─── THE DATA

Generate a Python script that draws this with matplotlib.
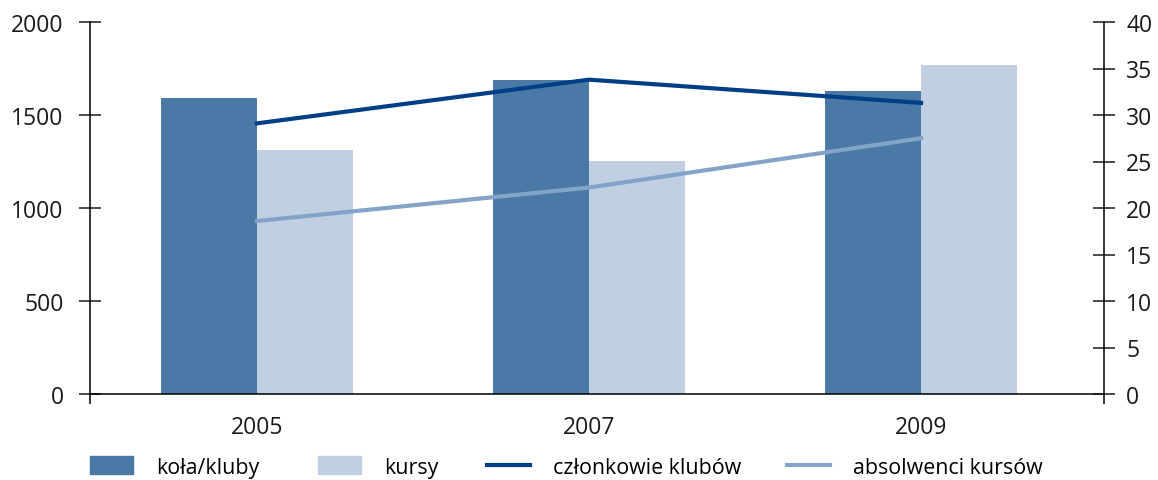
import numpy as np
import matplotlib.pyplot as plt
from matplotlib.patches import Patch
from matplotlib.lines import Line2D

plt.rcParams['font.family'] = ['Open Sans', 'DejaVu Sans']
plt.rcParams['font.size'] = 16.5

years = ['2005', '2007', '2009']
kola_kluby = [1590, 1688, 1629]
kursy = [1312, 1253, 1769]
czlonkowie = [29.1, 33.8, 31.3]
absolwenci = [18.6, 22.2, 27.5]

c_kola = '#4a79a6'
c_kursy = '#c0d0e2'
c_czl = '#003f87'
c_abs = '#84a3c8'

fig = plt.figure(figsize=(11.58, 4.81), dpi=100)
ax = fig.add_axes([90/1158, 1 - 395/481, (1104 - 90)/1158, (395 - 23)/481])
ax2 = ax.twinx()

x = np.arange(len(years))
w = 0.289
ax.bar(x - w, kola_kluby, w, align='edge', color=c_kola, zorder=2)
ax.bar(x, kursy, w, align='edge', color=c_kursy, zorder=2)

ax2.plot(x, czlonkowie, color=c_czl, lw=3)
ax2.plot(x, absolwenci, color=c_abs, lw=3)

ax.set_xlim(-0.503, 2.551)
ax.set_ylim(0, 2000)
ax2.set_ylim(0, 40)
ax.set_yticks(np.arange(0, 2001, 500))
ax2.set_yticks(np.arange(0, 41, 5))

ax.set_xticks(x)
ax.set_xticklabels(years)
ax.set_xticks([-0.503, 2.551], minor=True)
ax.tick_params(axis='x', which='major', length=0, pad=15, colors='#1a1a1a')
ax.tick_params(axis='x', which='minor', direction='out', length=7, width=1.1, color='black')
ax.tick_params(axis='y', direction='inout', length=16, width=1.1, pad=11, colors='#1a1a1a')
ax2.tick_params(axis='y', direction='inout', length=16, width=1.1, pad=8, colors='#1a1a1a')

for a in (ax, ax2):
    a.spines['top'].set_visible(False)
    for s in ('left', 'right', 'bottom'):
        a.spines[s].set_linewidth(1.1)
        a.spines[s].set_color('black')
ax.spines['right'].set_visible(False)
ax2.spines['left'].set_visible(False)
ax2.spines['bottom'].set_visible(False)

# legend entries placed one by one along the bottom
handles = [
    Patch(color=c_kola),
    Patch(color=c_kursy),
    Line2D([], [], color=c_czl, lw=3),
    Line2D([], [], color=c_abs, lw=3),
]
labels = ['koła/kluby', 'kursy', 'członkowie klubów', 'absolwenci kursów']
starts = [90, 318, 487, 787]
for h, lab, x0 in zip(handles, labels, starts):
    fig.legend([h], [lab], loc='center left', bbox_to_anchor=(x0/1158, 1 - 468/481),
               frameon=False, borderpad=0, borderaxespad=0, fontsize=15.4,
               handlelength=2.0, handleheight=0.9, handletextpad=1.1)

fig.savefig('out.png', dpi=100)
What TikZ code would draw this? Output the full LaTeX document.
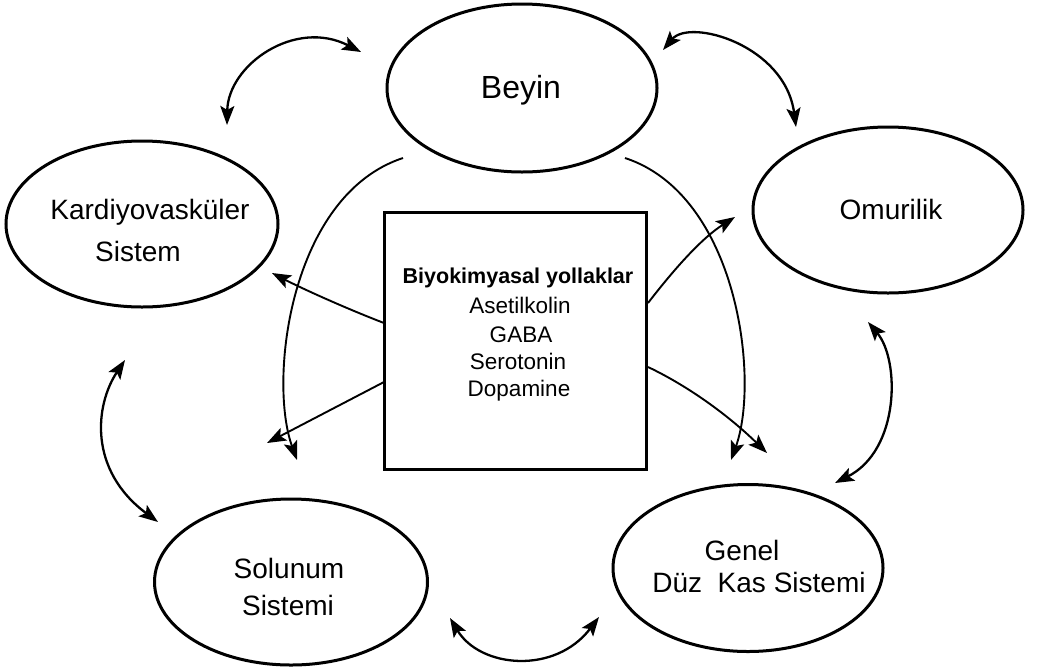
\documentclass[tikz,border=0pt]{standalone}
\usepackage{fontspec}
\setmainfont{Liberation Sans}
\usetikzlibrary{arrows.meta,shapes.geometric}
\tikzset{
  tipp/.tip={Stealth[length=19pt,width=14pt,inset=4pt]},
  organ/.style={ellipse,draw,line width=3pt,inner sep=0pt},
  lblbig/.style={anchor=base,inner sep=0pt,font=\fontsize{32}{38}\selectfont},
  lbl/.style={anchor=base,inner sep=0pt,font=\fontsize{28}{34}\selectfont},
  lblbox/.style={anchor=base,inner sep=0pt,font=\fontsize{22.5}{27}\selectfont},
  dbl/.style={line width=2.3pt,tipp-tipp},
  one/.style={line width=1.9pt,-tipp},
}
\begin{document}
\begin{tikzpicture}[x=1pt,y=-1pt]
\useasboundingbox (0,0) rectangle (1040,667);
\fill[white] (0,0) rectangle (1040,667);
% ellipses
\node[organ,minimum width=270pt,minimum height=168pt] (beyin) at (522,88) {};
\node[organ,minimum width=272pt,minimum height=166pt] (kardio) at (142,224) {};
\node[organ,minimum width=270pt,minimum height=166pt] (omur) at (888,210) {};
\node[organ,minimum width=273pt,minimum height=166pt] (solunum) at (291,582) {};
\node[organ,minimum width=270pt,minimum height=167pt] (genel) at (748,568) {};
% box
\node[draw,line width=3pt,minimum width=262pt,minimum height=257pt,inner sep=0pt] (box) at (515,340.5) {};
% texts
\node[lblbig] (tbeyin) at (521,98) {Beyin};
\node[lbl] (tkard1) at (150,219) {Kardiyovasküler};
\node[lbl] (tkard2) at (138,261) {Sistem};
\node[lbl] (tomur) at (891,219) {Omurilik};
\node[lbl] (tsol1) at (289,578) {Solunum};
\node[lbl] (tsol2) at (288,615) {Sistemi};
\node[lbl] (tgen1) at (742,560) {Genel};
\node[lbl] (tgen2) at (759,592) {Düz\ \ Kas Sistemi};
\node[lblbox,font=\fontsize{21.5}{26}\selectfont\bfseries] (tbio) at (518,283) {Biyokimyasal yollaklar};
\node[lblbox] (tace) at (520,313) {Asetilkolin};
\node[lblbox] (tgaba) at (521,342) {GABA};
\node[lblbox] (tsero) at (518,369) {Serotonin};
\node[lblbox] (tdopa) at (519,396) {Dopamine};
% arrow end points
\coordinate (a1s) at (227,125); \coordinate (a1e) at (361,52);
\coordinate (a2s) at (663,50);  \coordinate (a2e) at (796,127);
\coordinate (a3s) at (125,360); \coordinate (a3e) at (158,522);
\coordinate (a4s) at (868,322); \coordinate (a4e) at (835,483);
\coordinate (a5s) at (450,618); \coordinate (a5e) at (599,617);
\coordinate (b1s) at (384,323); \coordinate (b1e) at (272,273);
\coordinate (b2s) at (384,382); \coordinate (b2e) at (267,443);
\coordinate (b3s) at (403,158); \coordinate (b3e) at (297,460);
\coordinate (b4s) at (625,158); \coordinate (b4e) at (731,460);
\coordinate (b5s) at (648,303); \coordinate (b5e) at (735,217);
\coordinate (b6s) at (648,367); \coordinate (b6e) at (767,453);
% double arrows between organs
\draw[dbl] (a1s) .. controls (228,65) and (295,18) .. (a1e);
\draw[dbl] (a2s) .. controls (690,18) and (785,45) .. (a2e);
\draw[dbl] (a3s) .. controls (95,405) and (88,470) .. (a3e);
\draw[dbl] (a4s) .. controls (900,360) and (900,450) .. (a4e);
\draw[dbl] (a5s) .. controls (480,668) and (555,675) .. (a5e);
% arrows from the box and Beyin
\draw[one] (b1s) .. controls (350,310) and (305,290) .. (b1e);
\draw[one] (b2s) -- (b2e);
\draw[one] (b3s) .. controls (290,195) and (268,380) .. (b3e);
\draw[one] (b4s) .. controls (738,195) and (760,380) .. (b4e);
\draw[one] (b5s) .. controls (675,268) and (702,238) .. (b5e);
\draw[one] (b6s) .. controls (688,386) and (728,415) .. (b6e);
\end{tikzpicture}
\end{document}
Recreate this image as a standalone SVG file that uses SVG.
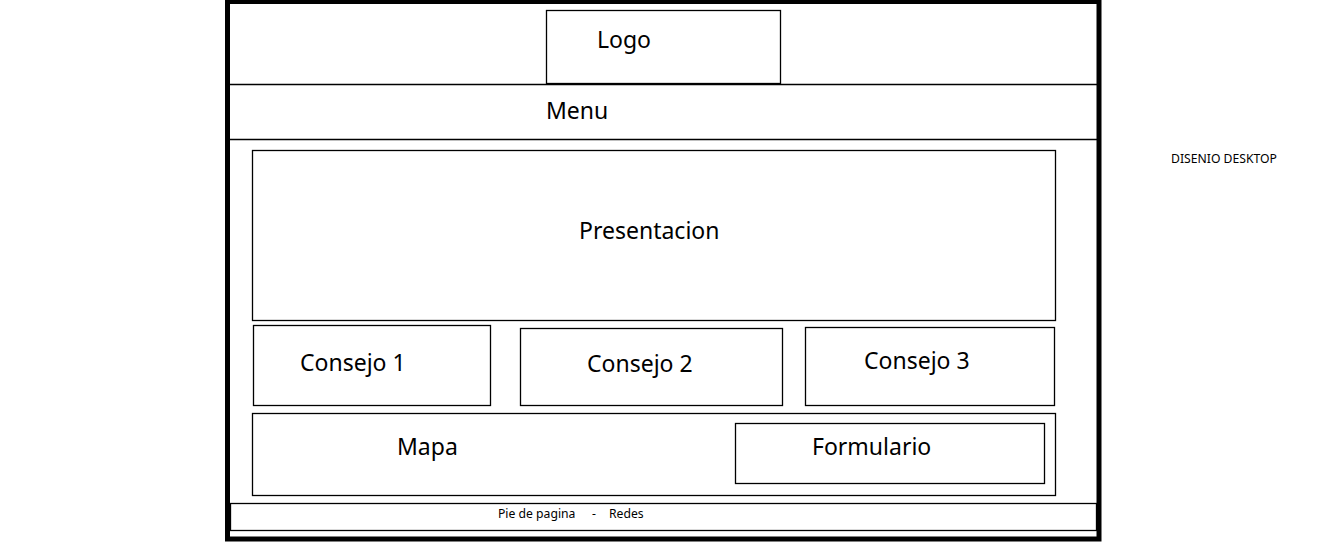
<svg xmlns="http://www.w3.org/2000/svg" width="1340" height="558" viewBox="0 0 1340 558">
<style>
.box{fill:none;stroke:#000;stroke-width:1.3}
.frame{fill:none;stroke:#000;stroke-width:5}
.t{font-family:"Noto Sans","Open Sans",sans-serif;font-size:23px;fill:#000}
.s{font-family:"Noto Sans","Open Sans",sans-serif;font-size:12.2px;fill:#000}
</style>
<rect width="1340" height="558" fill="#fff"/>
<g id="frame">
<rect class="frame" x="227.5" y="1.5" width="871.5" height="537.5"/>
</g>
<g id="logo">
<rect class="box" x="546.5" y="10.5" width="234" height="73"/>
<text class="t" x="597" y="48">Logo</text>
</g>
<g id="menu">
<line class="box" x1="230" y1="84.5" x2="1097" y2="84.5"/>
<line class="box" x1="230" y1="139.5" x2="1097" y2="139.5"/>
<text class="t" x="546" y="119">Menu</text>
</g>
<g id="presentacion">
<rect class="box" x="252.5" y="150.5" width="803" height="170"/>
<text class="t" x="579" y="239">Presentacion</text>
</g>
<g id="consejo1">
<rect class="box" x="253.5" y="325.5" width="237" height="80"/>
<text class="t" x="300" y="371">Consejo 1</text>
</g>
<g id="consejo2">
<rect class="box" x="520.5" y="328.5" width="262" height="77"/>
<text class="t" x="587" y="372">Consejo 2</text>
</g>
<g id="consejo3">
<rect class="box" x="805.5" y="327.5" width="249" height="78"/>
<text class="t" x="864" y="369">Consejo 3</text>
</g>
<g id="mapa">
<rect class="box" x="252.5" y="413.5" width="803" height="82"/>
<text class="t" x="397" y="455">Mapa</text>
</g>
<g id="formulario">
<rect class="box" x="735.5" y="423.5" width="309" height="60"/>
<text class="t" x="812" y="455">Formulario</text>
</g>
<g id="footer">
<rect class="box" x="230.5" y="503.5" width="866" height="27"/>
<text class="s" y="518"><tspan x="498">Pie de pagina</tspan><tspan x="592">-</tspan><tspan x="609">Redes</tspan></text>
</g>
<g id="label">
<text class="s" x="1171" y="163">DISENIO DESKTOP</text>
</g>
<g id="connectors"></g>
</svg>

──────

TASK DIRECTIONS: Extract the lines exactly, please: the first line of the listing, the line with "plt.rcParams['font.size'] = 16.5", and every line between them, but no pictures.

SOLUTION TO THE EXERCISE:
Generate a Python script that draws this with matplotlib.
import numpy as np
import matplotlib.pyplot as plt
from matplotlib.patches import Patch
from matplotlib.lines import Line2D

plt.rcParams['font.family'] = ['Open Sans', 'DejaVu Sans']
plt.rcParams['font.size'] = 16.5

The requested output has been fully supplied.